In the listing that follows, retype every line from the first through the one containing "const FONT = 'Liberation Sans';". Pictures are to be left out.

**** EXERCISE INPUT ****

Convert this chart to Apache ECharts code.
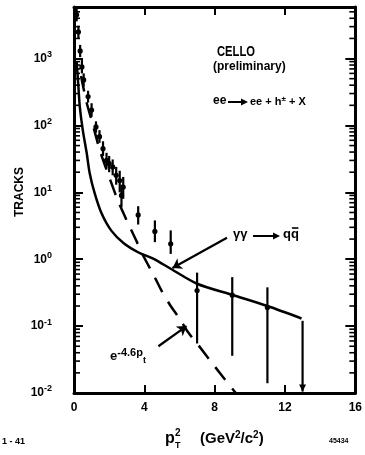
<!DOCTYPE html>
<html><head><meta charset="utf-8">
<script src="https://cdn.jsdelivr.net/npm/echarts@6/dist/echarts.min.js"></script>
<style>html,body{margin:0;padding:0;background:#fff}#c{width:365px;height:455px}</style>
</head><body><div id="c"></div>
<script>
// ---- data ----
const xTickValues = [0, 4, 8, 12, 16];
const yDecades = [-2, -1, 0, 1, 2, 3];
const yMaxValue = 5900;
// measured tracks with error bars
const ptsX  = [0.15, 0.25, 0.35, 0.45, 0.55, 0.8, 1.0, 1.25, 1.45, 1.65, 1.85, 2.0, 2.2, 2.4, 2.6, 2.8, 2.7, 3.65, 4.6, 5.5, 7.0, 9.0, 11.0];
const ptsY  = [4500, 2500, 1300, 750, 480, 270, 170, 95, 68, 45, 30, 27, 24, 18, 15, 12, 9, 4.6, 2.6, 1.7, 0.34, 0.29, 0.19];
const ptsLo = [3600, 2000, 1050, 600, 380, 220, 135, 78, 55, 35, 23, 20, 18, 13, 10, 8, 6, 3.3, 1.8, 1.2, 0.055, 0.036, 0.014];
const ptsHi = [5600, 3100, 1600, 950, 600, 330, 215, 115, 85, 58, 39, 35, 31, 24, 21, 17, 13, 6.2, 3.8, 2.7, 0.63, 0.54, 0.38];
// upper limit point
const limX = [13.0];
const limHi = [0.12];
const limLo = [0.0105];
// gamma gamma -> q qbar curve
const qqX = [0.15, 0.25, 0.33, 0.5, 0.72, 0.89, 1.17, 1.56, 2.11, 2.83, 3.67, 4.5, 5.5, 7.0, 9.06, 11.0, 12.94];
const qqY = [900, 380, 190, 85, 39, 19.5, 9.8, 4.9, 2.7, 1.73, 1.26, 1.02, 0.72, 0.43, 0.29, 0.2, 0.13];
// exponential (dashed) curve
const expX = [0.4, 0.7, 1.0, 1.5, 2.0, 2.5, 3.0, 3.5, 4.0, 4.5, 5.0, 5.5, 6.0, 6.5, 7.0, 8.0, 9.2];
const expY = [550, 230, 120, 40, 17, 7.5, 3.8, 2.0, 1.05, 0.6, 0.33, 0.2, 0.13, 0.08, 0.055, 0.025, 0.01];

const L = Math.log10;
const FONT = 'Liberation Sans';

const ptsData = ptsX.map((x, i) => [x, L(ptsY[i]), L(ptsLo[i]), L(ptsHi[i])]);
const limData = limX.map((x, i) => [x, L(limLo[i]), L(limHi[i])]);
const qqData = qqX.map((x, i) => [x, L(qqY[i])]);
const expData = expX.map((x, i) => [x, L(expY[i])]);
const minorData = [];
yDecades.forEach(d => { for (let k = 2; k <= 9; k++) { const v = d + L(k); if (v < L(yMaxValue)) minorData.push([0, v]); } });

// text measuring for the q-bar overline
const mctx = document.createElement('canvas').getContext('2d');
mctx.font = 'bold 13px ' + FONT;
const wQ = mctx.measureText('q').width;
const wQQ = mctx.measureText('qq').width;

// arrow glyph built from a line and a head
function textArrow(x1, x2, y) {
  return [
    { type: 'line', shape: { x1: x1, y1: y, x2: x2 - 5, y2: y }, style: { stroke: '#000', lineWidth: 2 } },
    { type: 'polygon', shape: { points: [[x2 - 7, y - 3.5], [x2, y], [x2 - 7, y + 3.5]] }, style: { fill: '#000' } }
  ];
}

const axisCommon = {
  axisLine: { show: true, onZero: false, lineStyle: { color: '#000', width: 3 } },
  axisTick: { show: true, inside: true, length: 8, lineStyle: { color: '#000', width: 2 } },
  splitLine: { show: false },
  minorTick: { show: false }
};

const option = {
  animation: false,
  backgroundColor: '#fff',
  grid: { left: 74, right: 3, top: 7, bottom: 62, containLabel: false },
  xAxis: [
    Object.assign({}, axisCommon, { type: 'value', min: 0, max: 16, interval: 4, position: 'bottom',
      axisLabel: { color: '#000', fontFamily: FONT, fontWeight: 'bold', fontSize: 12, margin: 9,
        formatter: v => xTickValues.includes(v) ? String(v) : '' } }),
    Object.assign({}, axisCommon, { type: 'value', min: 0, max: 16, interval: 4, position: 'top',
      axisLabel: { show: false } })
  ],
  yAxis: [
    Object.assign({}, axisCommon, { type: 'value', min: -2, max: L(yMaxValue), interval: 1, position: 'left',
      axisTick: { show: true, inside: true, length: 9, lineStyle: { color: '#000', width: 2 } },
      axisLabel: { color: '#000', fontFamily: FONT, fontWeight: 'bold', fontSize: 12, margin: 22,
        formatter: v => yDecades.includes(v) ? '10{s|' + v + '}' : '',
        rich: { s: { fontSize: 9, fontWeight: 'bold', fontFamily: FONT, verticalAlign: 'top', padding: [0, 0, 8, 0] } } } }),
    Object.assign({}, axisCommon, { type: 'value', min: -2, max: L(yMaxValue), interval: 1, position: 'right',
      axisTick: { show: true, inside: true, length: 10, lineStyle: { color: '#000', width: 2 } },
      axisLabel: { show: false } })
  ],
  series: [
    { type: 'custom', name: 'minor', data: minorData, silent: true, clip: false,
      renderItem: (params, api) => {
        const pl = api.coord([0, api.value(1)]);
        const pr = api.coord([16, api.value(1)]);
        return { type: 'group', children: [
          { type: 'line', shape: { x1: pl[0], y1: pl[1], x2: pl[0] + 6, y2: pl[1] }, style: { stroke: '#000', lineWidth: 1.6 } },
          { type: 'line', shape: { x1: pr[0], y1: pr[1], x2: pr[0] - 6, y2: pr[1] }, style: { stroke: '#000', lineWidth: 1.6 } }
        ] };
      } },
    { type: 'line', name: 'qq', data: qqData, smooth: 0.3, showSymbol: false, symbol: 'none',
      lineStyle: { color: '#000', width: 2.5 } },
    { type: 'line', name: 'exp', data: expData, smooth: 0.3, showSymbol: false, symbol: 'none',
      lineStyle: { color: '#000', width: 2.5, type: [16, 11] } },
    { type: 'custom', name: 'points', data: ptsData, clip: true,
      renderItem: (params, api) => {
        const x = api.value(0);
        const p = api.coord([x, api.value(1)]);
        const lo = api.coord([x, api.value(2)]);
        const hi = api.coord([x, api.value(3)]);
        return { type: 'group', children: [
          { type: 'line', shape: { x1: lo[0], y1: lo[1], x2: hi[0], y2: hi[1] }, style: { stroke: '#000', lineWidth: 2.2 } },
          { type: 'circle', shape: { cx: p[0], cy: p[1], r: 2.6 }, style: { fill: '#000' } }
        ] };
      } },
    { type: 'custom', name: 'limit', data: limData, clip: false,
      renderItem: (params, api) => {
        const x = api.value(0);
        const lo = api.coord([x, api.value(1)]);
        const hi = api.coord([x, api.value(2)]);
        return { type: 'group', children: [
          { type: 'line', shape: { x1: lo[0], y1: lo[1], x2: hi[0], y2: hi[1] }, style: { stroke: '#000', lineWidth: 2.2 } },
          { type: 'polygon', shape: { points: [[lo[0] - 3.5, lo[1] - 7], [lo[0] + 3.5, lo[1] - 7], [lo[0], lo[1]]] }, style: { fill: '#000' } }
        ] };
      } },
    { type: 'line', name: 'arrows', data: [], symbol: 'none',
      markLine: { silent: true, symbol: ['none', 'arrow'], symbolSize: 9, label: { show: false },
        lineStyle: { color: '#000', width: 2.2, type: 'solid' },
        data: [
          [{ coord: [8.7, L(2.1)], lineStyle: { curveness: 0.25 } }, { coord: [5.6, L(0.74)] }],
          [{ coord: [4.8, L(0.05)], lineStyle: { curveness: 0.1 } }, { coord: [6.4, L(0.1)] }]
        ] } }
  ],
  graphic: [
    { type: 'text', x: 217, y: 45, scaleX: 0.8, style: { text: 'CELLO', font: 'bold 14px ' + FONT, fill: '#000' } },
    { type: 'text', left: 213, top: 61, style: { text: '(preliminary)', font: 'bold 12px ' + FONT, fill: '#000' } },
    { type: 'text', left: 213, top: 95, style: { text: 'ee', font: 'bold 12px ' + FONT, fill: '#000' } },
    ...textArrow(228, 248, 102),
    { type: 'text', left: 250, top: 95, style: { text: 'ee + h{s|±} + X', font: 'bold 11px ' + FONT, fill: '#000',
        rich: { s: { fontSize: 8, fontWeight: 'bold', fontFamily: FONT, verticalAlign: 'top', padding: [0, 0, 6, 0] } } } },
    { type: 'text', left: 233, top: 228, style: { text: 'γγ', font: 'bold 13px ' + FONT, fill: '#000' } },
    ...textArrow(253, 280, 236),
    { type: 'text', left: 283, top: 228, style: { text: 'qq', font: 'bold 13px ' + FONT, fill: '#000' } },
    { type: 'line', shape: { x1: 283 + wQQ - wQ + 1, y1: 228, x2: 283 + wQQ - 0.5, y2: 228 }, style: { stroke: '#000', lineWidth: 1.6 } },
    { type: 'text', left: 110, top: 347, style: { text: 'e{s|-4.6p}{t|t}', font: 'bold 13px ' + FONT, fill: '#000',
        rich: { s: { fontSize: 11, fontWeight: 'bold', fontFamily: FONT, verticalAlign: 'top', padding: [0, 0, 7, 0] },
                t: { fontSize: 9, fontWeight: 'bold', fontFamily: FONT, verticalAlign: 'bottom', padding: [5, 0, 0, 0] } } } },
    { type: 'text', x: 20, y: 192, rotation: Math.PI / 2, style: { text: 'TRACKS', font: 'bold 12px ' + FONT, fill: '#000', align: 'center', verticalAlign: 'middle' } },
    { type: 'text', left: 165, top: 431, style: { text: 'p', font: 'bold 16px ' + FONT, fill: '#000' } },
    { type: 'text', left: 175, top: 428, style: { text: '2', font: 'bold 10px ' + FONT, fill: '#000' } },
    { type: 'text', left: 175, top: 441, style: { text: 'T', font: 'bold 9px ' + FONT, fill: '#000' } },
    { type: 'text', left: 200, top: 430, style: { text: '(GeV{s|2}/c{s|2})', font: 'bold 15px ' + FONT, fill: '#000',
        rich: { s: { fontSize: 10, fontWeight: 'bold', fontFamily: FONT, verticalAlign: 'top', padding: [0, 0, 7, 0] } } } },
    { type: 'text', left: 2, top: 437, style: { text: '1 - 41', font: 'bold 9px ' + FONT, fill: '#000' } },
    { type: 'text', left: 329, top: 438, style: { text: '45434', font: 'bold 7px ' + FONT, fill: '#000' } }
  ]
};
const chart = echarts.init(document.getElementById('c'), null, { renderer: 'canvas' });
chart.setOption(option);
</script></body></html>
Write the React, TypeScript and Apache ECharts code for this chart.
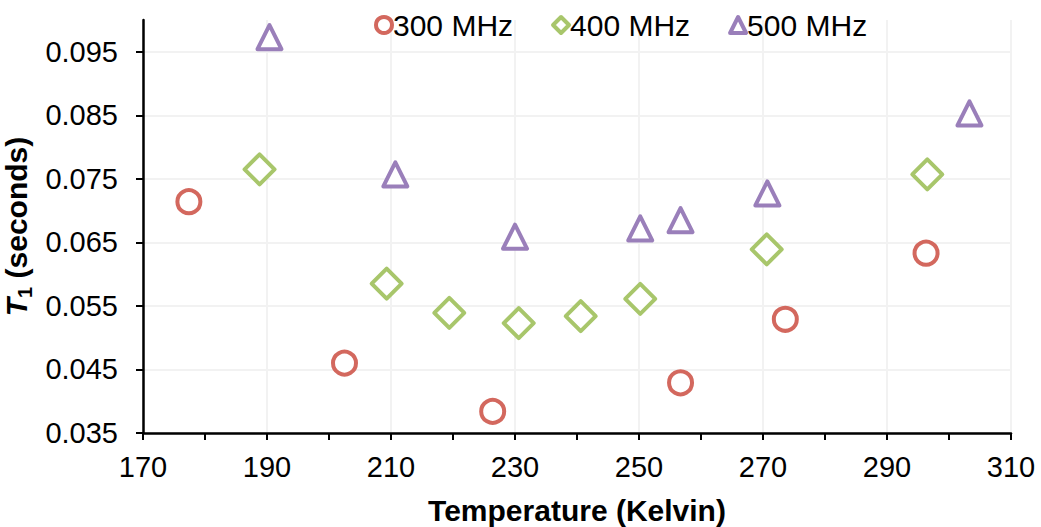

****

■ RESULT OF THIS EXERCISE
Convert this chart to Apache ECharts code.
<!DOCTYPE html>
<html><head><meta charset="utf-8">
<script src="https://cdn.jsdelivr.net/npm/echarts@6/dist/echarts.min.js"></script>
<style>html,body{margin:0;padding:0;background:#fff}#c{width:365px;height:455px}</style>
</head><body><div id="c"></div>
<script>
// ---- data ----
const xTickValues = [0, 4, 8, 12, 16];
const yDecades = [-2, -1, 0, 1, 2, 3];
const yMaxValue = 5900;
// measured tracks with error bars
const ptsX  = [0.15, 0.25, 0.35, 0.45, 0.55, 0.8, 1.0, 1.25, 1.45, 1.65, 1.85, 2.0, 2.2, 2.4, 2.6, 2.8, 2.7, 3.65, 4.6, 5.5, 7.0, 9.0, 11.0];
const ptsY  = [4500, 2500, 1300, 750, 480, 270, 170, 95, 68, 45, 30, 27, 24, 18, 15, 12, 9, 4.6, 2.6, 1.7, 0.34, 0.29, 0.19];
const ptsLo = [3600, 2000, 1050, 600, 380, 220, 135, 78, 55, 35, 23, 20, 18, 13, 10, 8, 6, 3.3, 1.8, 1.2, 0.055, 0.036, 0.014];
const ptsHi = [5600, 3100, 1600, 950, 600, 330, 215, 115, 85, 58, 39, 35, 31, 24, 21, 17, 13, 6.2, 3.8, 2.7, 0.63, 0.54, 0.38];
// upper limit point
const limX = [13.0];
const limHi = [0.12];
const limLo = [0.0105];
// gamma gamma -> q qbar curve
const qqX = [0.15, 0.25, 0.33, 0.5, 0.72, 0.89, 1.17, 1.56, 2.11, 2.83, 3.67, 4.5, 5.5, 7.0, 9.06, 11.0, 12.94];
const qqY = [900, 380, 190, 85, 39, 19.5, 9.8, 4.9, 2.7, 1.73, 1.26, 1.02, 0.72, 0.43, 0.29, 0.2, 0.13];
// exponential (dashed) curve
const expX = [0.4, 0.7, 1.0, 1.5, 2.0, 2.5, 3.0, 3.5, 4.0, 4.5, 5.0, 5.5, 6.0, 6.5, 7.0, 8.0, 9.2];
const expY = [550, 230, 120, 40, 17, 7.5, 3.8, 2.0, 1.05, 0.6, 0.33, 0.2, 0.13, 0.08, 0.055, 0.025, 0.01];

const L = Math.log10;
const FONT = 'Liberation Sans';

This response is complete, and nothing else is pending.